Time to wrap up automation of alarm blackouts in Foglight.
In this post, we looked at using the command line to implement alarm blackouts. We used topology queries to match a host name or pattern for an instance (eg. dbss_instance.name like '%YOW%').
What if we had a list of objects (hosts, instances, etc.) that we wish to blackout? We can use a service definition that we build via the Service Builder dashboard to do that. For a refresher on how to do that, take a look at this post first.
There are two parts to this process. First you need to add components to a service definition. You can add individual instances or create rules to add via a pattern in the name. This can be done over time, so as new instances or hosts are monitored, you can simply add them to the service if they need to follow blackout periods.
In the example below, my service name is "Blackout Hosts". I've added a SQL instance directly (SQLLINUS) and also created a couple rules (the FSMDynamicManagedComponent bits) that look for instances matching a pattern.
Next, we'll run the fglcmd to blackout any SQL instances in that service. You may notice the -query parameter is much different from before.
"DBSS_Instance where $object within^inf (FSMService where name = 'Blackout Hosts')"

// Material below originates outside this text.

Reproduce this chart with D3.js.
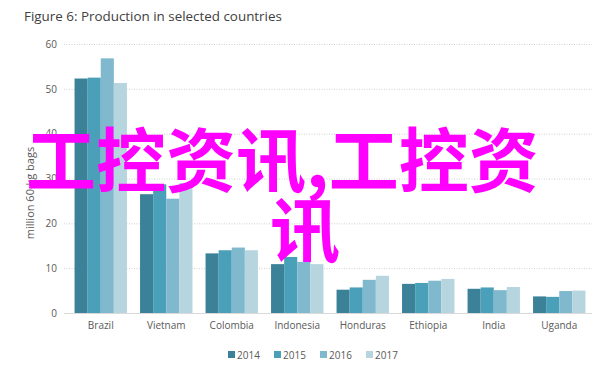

Basically, we're looking for DBSS_Instance objects that are at some level within the "Blackout Hosts" service definition. Normally I'd suggest not using the "within^inf" option; instead replacing inf with a number of levels where you'll find the object. But we are only running the fglcmd at a point in time - it's not constantly being queried.
We can then test that the blackout worked. There are typically alarms that will always fire, or that we can at least make fire. The database backup related alarms are good examples. You can create a new database and wait for the "no backup" alarm to fire.
After running the fglcmd to blackout the objects within the service, the alarms do not re-appear.
But wait, there's more!
I noted above that there are 2 parts to this process. Running the fglcmd to implement the blackout for objects within a service applies to the point in time that the command is run. But I also noted that service definitions can be dynamic, where you can create a rule to automatically update the service definition as new instances, hosts, etc. are added. That doesn't mean the blackout automatically applies to those new objects! We need to re-run the fglcmd to enforce the blackout on the newly added objects. In a future post, we'll take a look at how Foglight can help do that.